EFFECT OF THE ROTOR CRANK SYSTEM ON CYCLING PERFORMANCE

Simon A. Jobson1, James Hopker1, Andrew Galbraith1, Damian A. Coleman2 and Alan M. Nevill3
1Centre for Sports Studies, University of Kent, Kent, England, 2Department of Sport Science, Leisure and Tourism, Canterbury Christ Church University, Canterbury, Kent, England, 3Research Centre for Sport, Exercise and Performance, University of Wolverhampton, Walsall, West Midlands, England

ABSTRACT
The aim of this study was to evaluate the impact of a novel crank system on laboratory time-trial cycling performance. The Rotor system makes each pedal independent from the other so that the cranks are no longer fixed at 180°. Twelve male competitive but non-elite cyclists (mean ± s: 35 ± 7 yr, Wmax = 363 ± 38 W, VO2peak = 4.5 ± 0.3 L·min-1) completed 6-weeks of their normal training using either a conventional (CON) or the novel Rotor (ROT) pedal system. All participants then completed two 40.23-km time-trials on an air-braked ergometer, one using CON and one using ROT. Mean performance speeds were not different between trials (CON = 41.7 km·h-1 vs. ROT = 41.6 km·h-1, P > 0.05). Indeed, the pedal system used during the time-trials had no impact on any of the measured variables (power output, cadence, heart rate, VO2, RER, gross efficiency).

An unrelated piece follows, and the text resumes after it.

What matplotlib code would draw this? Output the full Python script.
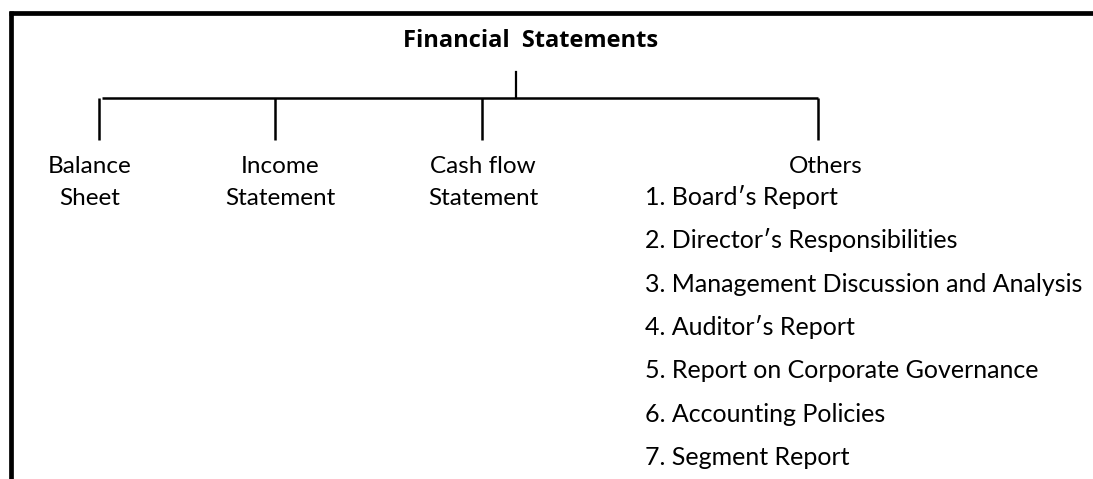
import matplotlib
matplotlib.use("Agg")
import matplotlib.pyplot as plt

# tree content
root = "Financial  Statements"
children = ["Balance\nSheet", "Income\nStatement", "Cash flow\nStatement", "Others"]
others_items = ["Board\u2032s Report", "Director\u2032s Responsibilities",
                "Management Discussion and Analysis", "Auditor\u2032s Report",
                "Report on Corporate Governance", "Accounting Policies",
                "Segment Report"]

# layout in pixel coordinates
W, H = 1093, 479
child_x = [99, 275, 482, 818]
label_x = [90, 280, 483, 826]
root_x = 516
title_x = 531
bar_y = 98
drop_y = 140
list_x = 645
list_y0 = 205
list_step = 43.3

plt.rcParams['font.family'] = ['Lato', 'DejaVu Sans']

fig = plt.figure(figsize=(W / 100, H / 100), dpi=100)
ax = fig.add_axes([0, 0, 1, 1])
ax.set_xlim(0, W)
ax.set_ylim(H, 0)
ax.axis('off')

# frame: top and left border only
ax.plot([9, W + 5], [13, 13], color='black', lw=3.4, solid_capstyle='butt')
ax.plot([10.5, 10.5], [11, H + 5], color='black', lw=3.4, solid_capstyle='butt')

ax.text(title_x, 47, root, ha='center', va='baseline', fontsize=17,
        fontweight='bold', family=['Open Sans', 'DejaVu Sans'])
ax.plot([root_x, root_x], [72, bar_y], color='black', lw=1.6)
ax.plot([child_x[0] + 3, child_x[-1]], [bar_y, bar_y], color='black', lw=1.8,
        solid_capstyle='butt')
for cx in child_x:
    ax.plot([cx, cx], [bar_y, drop_y], color='black', lw=1.8, solid_capstyle='butt')

for lx, lab in zip(label_x, children):
    lines = lab.split("\n")
    for j, ln in enumerate(lines):
        ax.text(lx, 173 + j * 32, ln, ha='center', va='baseline', fontsize=17.5)

for i, item in enumerate(others_items):
    ax.text(list_x, list_y0 + i * list_step, f"{i + 1}. {item}", ha='left',
            va='baseline', fontsize=18)

fig.savefig("out.png", dpi=100, facecolor='white')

Furthermore, the ANOVA identified no significant interaction effect between main effects (Time-trial crank system*Training crank system, P > 0.05). To the authors’ knowledge, this is the first study to examine the effects of the Rotor system on endurance performance rather than endurance capacity. These results suggest that the Rotor system has no measurable impact on time-trial performance. However, further studies should examine the importance of the Rotor ‘regulation point’ and the suggestion that the Rotor system has acute ergogenic effects if used infrequently.Key words: Gross efficiency, cycling performance, bicycle equipment.